Charter schools are publicly funded, and by law, are considered public schools even though they’re run by private operators. In the past, elected members of local school boards districts have had the power to authorize them. That is now changing.
As WLRN reported this week, Miami Dade College is going to begin authorizing new charter schools, starting as soon as March. Instead of the nation’s third-largest school district making the decision, WLRN reported, applications will go first to a “Charter Advisory Board” and then to the Miami Dade College Board of Trustees, an unelected board of individuals appointed by Gov. Ron DeSantis. Two of those appointees, Roberto Alonso and Mary Blanco, have also been elected to the School Board.
Charter schools serve a growing role in public education, and many parents have opted for them over traditional public schools. It’s a decision that must be respected, and many school board members acknowledge that and champion school choice. But charter education is also a big business in Florida, and giving up authority over it opens the door for waste and potential conflicts of interest. That’s always a risk no matter who is making those decisions, but, with school boards, voters can at least hold them accountable.
It’s not lost on us that the chair of the Miami Dade College Board of Trustees, Michael Bileca, owns a charter-school company. Former Sen. Manny Diaz, Jr., R-Hialeah, who sponsored bills that created a pathway for this new system, has had deep professional ties to the industry, too. Diaz later became Florida’s commissioner of education and, under his leadership, the state Board of Education in 2022 voted to give MDC power over charter-school authorizations, WLRN reported.
It’s unclear whether this change is even legal. The Florida Constitution is very specific that “the school board shall operate, control and supervise all free public schools within the school district.” In 2008, an appeals court found a similar effort to bypass local school districts unconstitutional: The Florida Schools of Excellence Commission directly authorized and oversaw charter schools across the state. The court found that it created “a parallel system of free public education,” WLRN reported.

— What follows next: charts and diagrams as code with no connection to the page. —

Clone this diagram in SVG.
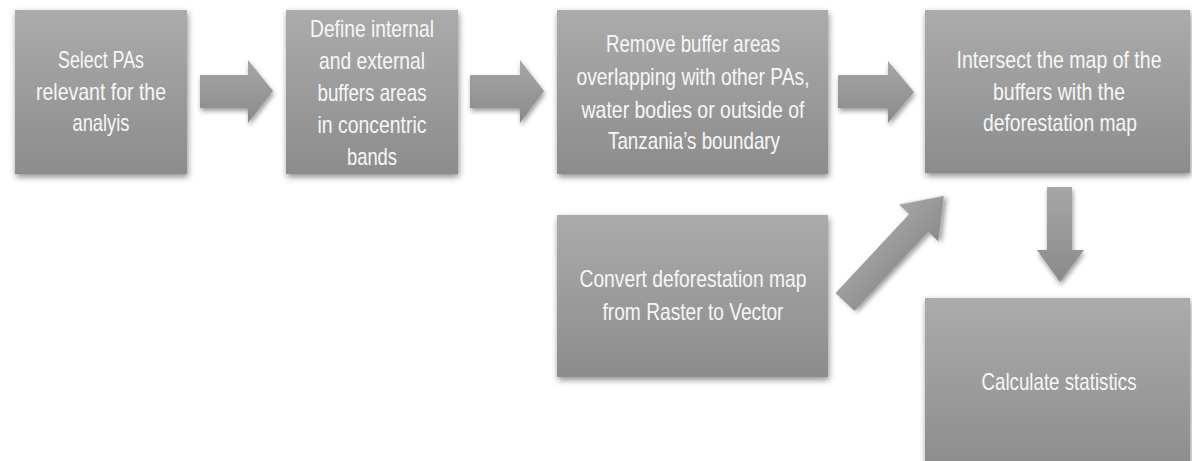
<svg xmlns="http://www.w3.org/2000/svg" width="1192" height="461" viewBox="0 0 1192 461">
<defs>
<linearGradient id="boxg" x1="0" y1="0" x2="0" y2="1">
<stop offset="0" stop-color="#ababab"/>
<stop offset="1" stop-color="#8c8c8c"/>
</linearGradient>
<linearGradient id="arrg" x1="0" y1="0" x2="0" y2="1">
<stop offset="0" stop-color="#a6a6a6"/>
<stop offset="1" stop-color="#8a8a8a"/>
</linearGradient>
<filter id="sh" x="-10%" y="-10%" width="125%" height="130%">
<feDropShadow dx="1" dy="3" stdDeviation="3" flood-color="#000" flood-opacity="0.45"/>
</filter>
<filter id="ash" x="-20%" y="-20%" width="150%" height="160%">
<feDropShadow dx="1" dy="3" stdDeviation="2.5" flood-color="#000" flood-opacity="0.4"/>
</filter>
</defs>
<style>
.box{fill:url(#boxg);filter:url(#sh);}
.arr{fill:url(#arrg);filter:url(#ash);}
.t{font-family:"Liberation Sans",Arial,sans-serif;font-size:24px;fill:#f7f7f7;text-anchor:middle;}
</style>
<rect width="1192" height="461" fill="#ffffff"/>

<g id="node1">
<rect class="box" x="15" y="10" width="172" height="164"/>
<text class="t" x="101" y="68" textLength="86" lengthAdjust="spacingAndGlyphs">Select PAs</text>
<text class="t" x="101" y="100" textLength="130" lengthAdjust="spacingAndGlyphs">relevant for the</text>
<text class="t" x="101" y="131" textLength="57" lengthAdjust="spacingAndGlyphs">analyis</text>
</g>

<g id="node2">
<rect class="box" x="286" y="10" width="172" height="164"/>
<text class="t" x="372" y="37" textLength="124" lengthAdjust="spacingAndGlyphs">Define internal</text>
<text class="t" x="372" y="69" textLength="106" lengthAdjust="spacingAndGlyphs">and external</text>
<text class="t" x="372" y="101" textLength="109" lengthAdjust="spacingAndGlyphs">buffers areas</text>
<text class="t" x="372" y="133" textLength="109" lengthAdjust="spacingAndGlyphs">in concentric</text>
<text class="t" x="372" y="165" textLength="50" lengthAdjust="spacingAndGlyphs">bands</text>
</g>

<g id="node3">
<rect class="box" x="557" y="10" width="271" height="164"/>
<text class="t" x="693" y="52" textLength="174" lengthAdjust="spacingAndGlyphs">Remove buffer areas</text>
<text class="t" x="693" y="85" textLength="233" lengthAdjust="spacingAndGlyphs">overlapping with other PAs,</text>
<text class="t" x="693" y="118" textLength="223" lengthAdjust="spacingAndGlyphs">water bodies or outside of</text>
<text class="t" x="694" y="149" textLength="172" lengthAdjust="spacingAndGlyphs">Tanzania’s boundary</text>
</g>

<g id="node4">
<rect class="box" x="925" y="10" width="265" height="163"/>
<text class="t" x="1059" y="68" textLength="205" lengthAdjust="spacingAndGlyphs">Intersect the map of the</text>
<text class="t" x="1059" y="100" textLength="132" lengthAdjust="spacingAndGlyphs">buffers with the</text>
<text class="t" x="1060" y="131" textLength="154" lengthAdjust="spacingAndGlyphs">deforestation map</text>
</g>

<g id="node5">
<rect class="box" x="557" y="215" width="271" height="162"/>
<text class="t" x="693" y="287" textLength="227" lengthAdjust="spacingAndGlyphs">Convert deforestation map</text>
<text class="t" x="693" y="320" textLength="181" lengthAdjust="spacingAndGlyphs">from Raster to Vector</text>
</g>

<g id="node6">
<rect class="box" x="925" y="298" width="265" height="175"/>
<text class="t" x="1059" y="390" textLength="155" lengthAdjust="spacingAndGlyphs">Calculate statistics</text>
</g>

<g id="connectors">
<polygon class="arr" points="200,75 248,75 248,60 273,91 248,123 248,108 200,108"/>
<polygon class="arr" points="470,75 520,75 520,60 544,91 520,123 520,108 470,108"/>
<polygon class="arr" points="838,75 888,75 888,61 914,92 888,123 888,108 838,108"/>
<polygon class="arr" transform="translate(845,302) rotate(-47)" points="0,-13 108,-13 108,-27 145,0 108,27 108,13 0,13"/>
<polygon class="arr" points="1047,187 1072,187 1072,250 1084,250 1060,282 1037,250 1047,250"/>
</g>
</svg>
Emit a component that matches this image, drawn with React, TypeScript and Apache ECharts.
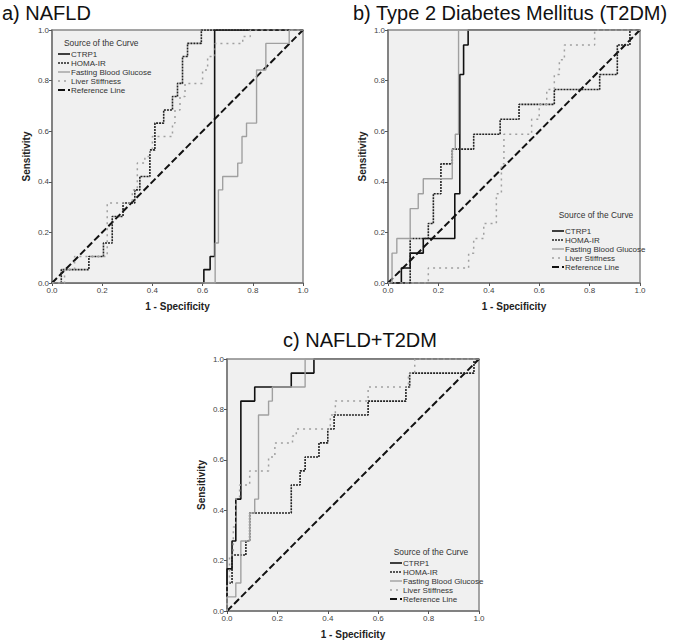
import React, { useEffect, useRef } from "react";
import * as echarts from "echarts";

type P = [number, number];

const seriesNames = ["CTRP1", "HOMA-IR", "Fasting Blood Glucose", "Liver Stiffness", "Reference Line"];
const panelTitles = ["a) NAFLD", "b) Type 2 Diabetes Mellitus (T2DM)", "c) NAFLD+T2DM"];

// Panel a) NAFLD
const aCTRP1: P[] = [[0,0],[0.605,0],[0.605,0.053],[0.63,0.053],[0.63,0.105],[0.648,0.105],[0.648,1],[1,1]];
const aHOMA: P[] = [[0,0],[0.037,0],[0.037,0.053],[0.147,0.053],[0.147,0.105],[0.205,0.105],[0.205,0.158],[0.24,0.158],[0.24,0.263],[0.283,0.263],[0.283,0.316],[0.33,0.316],[0.33,0.368],[0.35,0.368],[0.35,0.421],[0.39,0.421],[0.39,0.526],[0.41,0.526],[0.41,0.632],[0.445,0.632],[0.445,0.684],[0.48,0.684],[0.48,0.737],[0.5,0.737],[0.5,0.789],[0.52,0.789],[0.52,0.895],[0.54,0.895],[0.54,0.947],[0.595,0.947],[0.595,1],[1,1]];
const aFBG: P[] = [[0,0],[0.65,0],[0.65,0.158],[0.663,0.158],[0.663,0.368],[0.68,0.368],[0.68,0.421],[0.74,0.421],[0.74,0.474],[0.757,0.474],[0.757,0.579],[0.775,0.579],[0.775,0.632],[0.815,0.632],[0.815,0.842],[0.852,0.842],[0.852,0.947],[0.945,0.947],[0.945,1],[1,1]];
const aLS: P[] = [[0,0],[0.05,0],[0.05,0.053],[0.09,0.053],[0.09,0.105],[0.22,0.105],[0.22,0.316],[0.32,0.316],[0.32,0.368],[0.34,0.368],[0.34,0.474],[0.37,0.474],[0.37,0.5],[0.39,0.5],[0.39,0.526],[0.4,0.526],[0.4,0.579],[0.48,0.579],[0.48,0.632],[0.49,0.632],[0.49,0.684],[0.51,0.684],[0.51,0.737],[0.53,0.737],[0.53,0.789],[0.6,0.789],[0.6,0.842],[0.62,0.842],[0.62,0.895],[0.65,0.895],[0.65,0.947],[0.76,0.947],[0.76,0.974],[0.79,0.974],[0.79,1],[1,1]];

// Panel b) T2DM
const bCTRP1: P[] = [[0,0],[0.053,0],[0.053,0.059],[0.088,0.059],[0.088,0.118],[0.14,0.118],[0.14,0.176],[0.265,0.176],[0.265,0.353],[0.285,0.353],[0.285,0.824],[0.3,0.824],[0.3,0.941],[0.318,0.941],[0.318,1],[1,1]];
const bHOMA: P[] = [[0,0],[0.088,0],[0.088,0.176],[0.16,0.176],[0.16,0.235],[0.18,0.235],[0.18,0.353],[0.21,0.353],[0.21,0.471],[0.255,0.471],[0.255,0.529],[0.34,0.529],[0.34,0.588],[0.445,0.588],[0.445,0.647],[0.52,0.647],[0.52,0.706],[0.66,0.706],[0.66,0.765],[0.84,0.765],[0.84,0.824],[0.91,0.824],[0.91,0.941],[0.96,0.941],[0.96,1],[1,1]];
const bFBG: P[] = [[0,0],[0.016,0],[0.016,0.118],[0.035,0.118],[0.035,0.176],[0.088,0.176],[0.088,0.294],[0.12,0.294],[0.12,0.353],[0.14,0.353],[0.14,0.412],[0.255,0.412],[0.255,0.529],[0.267,0.529],[0.267,0.588],[0.28,0.588],[0.28,1],[1,1]];
const bLS: P[] = [[0,0],[0.16,0],[0.16,0.059],[0.32,0.059],[0.32,0.118],[0.34,0.118],[0.34,0.176],[0.38,0.176],[0.38,0.235],[0.43,0.235],[0.43,0.353],[0.45,0.353],[0.45,0.471],[0.46,0.471],[0.46,0.588],[0.57,0.588],[0.57,0.647],[0.6,0.647],[0.6,0.706],[0.63,0.706],[0.63,0.765],[0.66,0.765],[0.66,0.824],[0.68,0.824],[0.68,0.882],[0.7,0.882],[0.7,0.941],[0.82,0.941],[0.82,1],[1,1]];

// Panel c) NAFLD+T2DM
const cCTRP1: P[] = [[0,0],[0,0.167],[0.02,0.167],[0.02,0.278],[0.035,0.278],[0.035,0.444],[0.055,0.444],[0.055,0.833],[0.11,0.833],[0.11,0.889],[0.255,0.889],[0.255,0.944],[0.345,0.944],[0.345,1],[1,1]];
const cHOMA: P[] = [[0,0],[0,0.111],[0.02,0.111],[0.02,0.222],[0.075,0.222],[0.075,0.278],[0.09,0.278],[0.09,0.389],[0.255,0.389],[0.255,0.5],[0.29,0.5],[0.29,0.556],[0.31,0.556],[0.31,0.611],[0.365,0.611],[0.365,0.667],[0.4,0.667],[0.4,0.722],[0.425,0.722],[0.425,0.778],[0.56,0.778],[0.56,0.833],[0.71,0.833],[0.71,0.889],[0.725,0.889],[0.725,0.944],[0.98,0.944],[0.98,1],[1,1]];
const cFBG: P[] = [[0,0],[0,0.056],[0.035,0.056],[0.035,0.111],[0.055,0.111],[0.055,0.278],[0.09,0.278],[0.09,0.389],[0.11,0.389],[0.11,0.444],[0.125,0.444],[0.125,0.778],[0.165,0.778],[0.165,0.833],[0.18,0.833],[0.18,0.889],[0.31,0.889],[0.31,1],[1,1]];
const cLS: P[] = [[0,0],[0,0.111],[0.01,0.111],[0.01,0.222],[0.025,0.222],[0.025,0.333],[0.035,0.333],[0.035,0.444],[0.05,0.444],[0.05,0.5],[0.09,0.5],[0.09,0.556],[0.165,0.556],[0.165,0.611],[0.19,0.611],[0.19,0.667],[0.26,0.667],[0.26,0.694],[0.275,0.694],[0.275,0.722],[0.41,0.722],[0.41,0.778],[0.43,0.778],[0.43,0.833],[0.56,0.833],[0.56,0.889],[0.72,0.889],[0.72,0.944],[0.745,0.944],[0.745,1],[1,1]];

const referenceLine: P[] = [[0,0],[1,1]];

const panelData = [
  [aCTRP1, aHOMA, aFBG, aLS, referenceLine],
  [bCTRP1, bHOMA, bFBG, bLS, referenceLine],
  [cCTRP1, cHOMA, cFBG, cLS, referenceLine],
];

const lineStyles = [
  { color: "#111", width: 1.6, type: "solid" as any },
  { color: "#222", width: 1.6, type: [2, 1] as any },
  { color: "#a0a0a0", width: 1.4, type: "solid" as any },
  { color: "#a0a0a0", width: 1.5, type: [2, 4] as any },
  { color: "#111", width: 2, type: [7, 3] as any },
];

const grids = [
  { left: 52, top: 30, width: 251, height: 253 },
  { left: 388, top: 30, width: 252, height: 253 },
  { left: 227, top: 359, width: 252, height: 252 },
];

const legendPos = [
  { x: 58, titleX: 64, titleY: 43, firstY: 54, align: "left" },
  { x: 552, titleX: 596, titleY: 215, firstY: 231, align: "center" },
  { x: 390, titleX: 431, titleY: 552, firstY: 563, align: "center" },
];

const FONT = "Liberation Sans, Arial, sans-serif";

export default function App() {
  const ref = useRef<HTMLDivElement>(null);
  useEffect(() => {
    document.body.style.margin = "0";
    if (!ref.current) return;
    const chart = echarts.init(ref.current, undefined, { renderer: "svg" });

    const xAxis: any[] = [];
    const yAxis: any[] = [];
    const series: any[] = [];
    const graphic: any[] = [];

    grids.forEach((g, i) => {
      const axisCommon = {
        gridIndex: i,
        type: "value",
        min: 0,
        max: 1,
        interval: 0.2,
        nameLocation: "middle",
        nameTextStyle: { fontFamily: FONT, fontSize: 10, fontWeight: "bold", color: "#222" },
        axisLine: { show: true, lineStyle: { color: "#777", width: 1.5 } },
        axisTick: { show: true, length: 3, lineStyle: { color: "#555", width: 1 } },
        axisLabel: {
          fontFamily: FONT,
          fontSize: 8,
          color: "#444",
          margin: 3,
          formatter: (v: number) => v.toFixed(1),
        },
        splitLine: { show: false },
      };
      xAxis.push({ ...axisCommon, name: "1 - Specificity", nameGap: 18 });
      yAxis.push({ ...axisCommon, name: "Sensitivity", nameGap: 21 });

      panelData[i].forEach((d, k) => {
        series.push({
          type: "line",
          name: seriesNames[k],
          xAxisIndex: i,
          yAxisIndex: i,
          data: d,
          symbol: "none",
          lineStyle: lineStyles[k],
          z: k === 4 ? 1 : 3 + k,
        });
      });

      const lp = legendPos[i];
      graphic.push({
        type: "text",
        x: lp.titleX,
        y: lp.titleY,
        style: {
          text: "Source of the Curve",
          fontFamily: FONT,
          fontSize: 8.4,
          fill: "#333",
          textAlign: lp.align,
          textVerticalAlign: "middle",
        },
        z: 100,
      });
      seriesNames.forEach((name, k) => {
        const y = lp.firstY + k * 9;
        const ls = lineStyles[k];
        graphic.push({
          type: "line",
          shape: { x1: lp.x, y1: y, x2: lp.x + 12, y2: y },
          style: { stroke: ls.color, lineWidth: ls.width, lineDash: typeof ls.type === "string" ? null : ls.type },
          z: 100,
        });
        graphic.push({
          type: "text",
          x: lp.x + 13,
          y: y,
          style: {
            text: name,
            fontFamily: FONT,
            fontSize: 8,
            fill: "#333",
            textVerticalAlign: "middle",
          },
          z: 100,
        });
      });
    });

    graphic.push(
      { type: "text", x: 2, y: 13, style: { text: panelTitles[0], fontFamily: FONT, fontSize: 20, fill: "#111", textVerticalAlign: "middle" } },
      { type: "text", x: 353, y: 13, style: { text: panelTitles[1], fontFamily: FONT, fontSize: 20, fill: "#111", textVerticalAlign: "middle" } },
      { type: "text", x: 360, y: 340, style: { text: panelTitles[2], fontFamily: FONT, fontSize: 20, fill: "#111", textAlign: "center", textVerticalAlign: "middle" } }
    );

    chart.setOption({
      animation: false,
      backgroundColor: "#ffffff",
      grid: grids.map((g) => ({
        ...g,
        show: true,
        backgroundColor: "#f0f0f0",
        borderColor: "#888",
        borderWidth: 1.5,
        containLabel: false,
      })),
      xAxis,
      yAxis,
      series,
      graphic,
    });
    return () => chart.dispose();
  }, []);
  return <div ref={ref} style={{ width: 683, height: 643 }} />;
}
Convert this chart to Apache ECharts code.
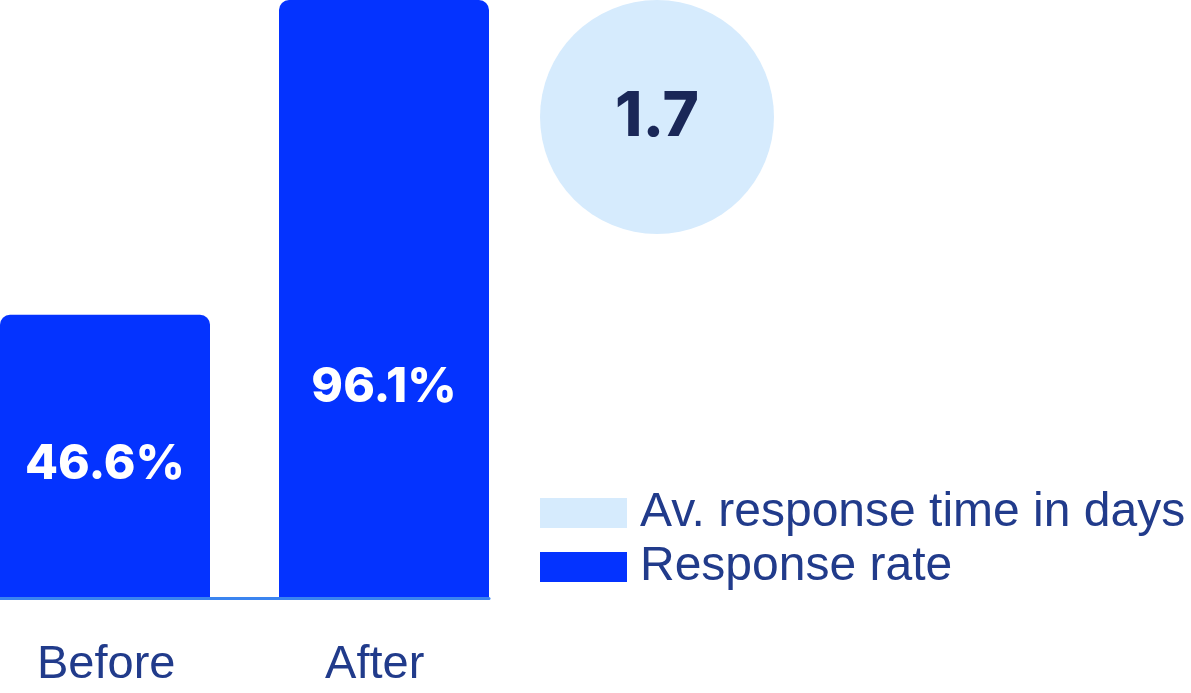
<!DOCTYPE html>
<html>
<head>
<meta charset="utf-8">
<style>
  html, body { margin: 0; padding: 0; background: #ffffff; }
  #chart { width: 1191px; height: 693px; }
</style>
<script src="https://cdn.jsdelivr.net/npm/echarts@6/dist/echarts.min.js"></script>
</head>
<body>
<div id="chart"></div>
<script>
// ---- data ----
const categories = ['Before', 'After'];
const responseRate = [46.6, 96.1];           // %
const responseRateLabels = ['46.6%', '96.1%'];
const avResponseTimeName = 'Av. response time in days';
const avResponseTime = 1.7;                  // days
const responseRateName = 'Response rate';

// ---- styles ----
const BAR_COLOR = '#0433ff';
const CIRCLE_COLOR = '#d6ebfd';
const TEXT_COLOR = '#213b8b';
const DARK_NAVY = '#1a2757';
const AXIS_COLOR = '#3b84f0';
const labelOffsetY = [8, 88];

const chart = echarts.init(document.getElementById('chart'), null, { renderer: 'canvas' });

const barSeries = categories.map((c, i) => ({
  name: responseRateName,
  type: 'bar',
  barWidth: 210,
  barGap: '-83.57%',
  itemStyle: { color: BAR_COLOR, borderRadius: [10, 10, 0, 0] },
  emphasis: { disabled: true },
  silent: true,
  label: {
    show: true,
    position: 'inside',
    color: '#ffffff',
    fontFamily: 'Inter',
    fontWeight: 800,
    fontSize: 48,
    formatter: () => responseRateLabels[i],
    offset: [0, labelOffsetY[i]]
  },
  data: categories.map((cc, j) => (j === i ? responseRate[j] : '-'))
}));

const option = {
  animation: false,
  backgroundColor: '#ffffff',
  grid: { left: 0, right: 702, top: 0, bottom: 94.5, containLabel: false },
  legend: {
    orient: 'vertical',
    left: 535,
    top: 484,
    icon: 'rect',
    itemWidth: 87,
    itemHeight: 30,
    itemGap: 6,
    selectedMode: false,
    data: [avResponseTimeName, responseRateName],
    textStyle: {
      fontFamily: 'Liberation Sans',
      fontSize: 48,
      lineHeight: 48,
      color: TEXT_COLOR,
      padding: [0, 0, 0, 8]
    }
  },
  xAxis: {
    type: 'category',
    data: categories,
    z: 3,
    axisLine: { show: true, lineStyle: { color: AXIS_COLOR, width: 3 } },
    axisTick: { show: false },
    axisLabel: {
      margin: 43,
      formatter: (v, idx) => (idx === 0 ? '{b0|' + v + '}' : '{b1|' + v + '}'),
      rich: {
        b0: { fontFamily: 'Liberation Sans', fontSize: 47, color: TEXT_COLOR, padding: [0, 32, 0, 0] },
        b1: { fontFamily: 'Liberation Sans', fontSize: 47, color: TEXT_COLOR, padding: [0, 0, 0, 16] }
      }
    }
  },
  yAxis: {
    type: 'value',
    min: 2,
    max: 96.1,
    show: false,
    splitLine: { show: false }
  },
  series: [
    ...barSeries,
    {
      name: avResponseTimeName,
      type: 'pie',
      center: [657, 117],
      radius: [0, 117],
      silent: true,
      emphasis: { disabled: true },
      labelLine: { show: false },
      label: {
        show: true,
        position: 'center',
        formatter: '{c}',
        fontFamily: 'Inter',
        fontWeight: 800,
        fontSize: 62,
        color: DARK_NAVY
      },
      itemStyle: { color: CIRCLE_COLOR },
      data: [{ name: avResponseTimeName, value: avResponseTime }]
    }
  ]
};

chart.setOption(option);
</script>
</body>
</html>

The ruling was never appealed to the Florida Supreme Court, which has drastically changed since 2008. Today, DeSantis has appointed almost all its justices, which could guarantee a favorable ruling for the new system if it ever goes before the state’s highest court.
We must also question why there was a desire in the first place to remove the authority to approve charter schools from the Miami-Dade School Board, which did not deny a single application from a charter school between 2019 and 2023, according to WLRN.
Florida lawmakers seem to have no problem with the idea that charter schools should be allowed to absorb more resources in public education. A new law, for example, allows the schools to move into space considered underutilized in public schools while the local district pays for many of the costs. So is the state trying, again, to build “a parallel system of free public education” while keeping school districts and voters at arm’s length?
The expansion and authorization of charter schools should be done out in the open. Elected education officials should be the ones making the decisions, not gubernatorial appointees. Concentrating power in an appointed board, out of reach of voters, isn’t about improving the process or education — it’s about consolidating power. If voters no longer have a say, the constitutional promise of public education becomes dictated by private interests and beholden to political whims.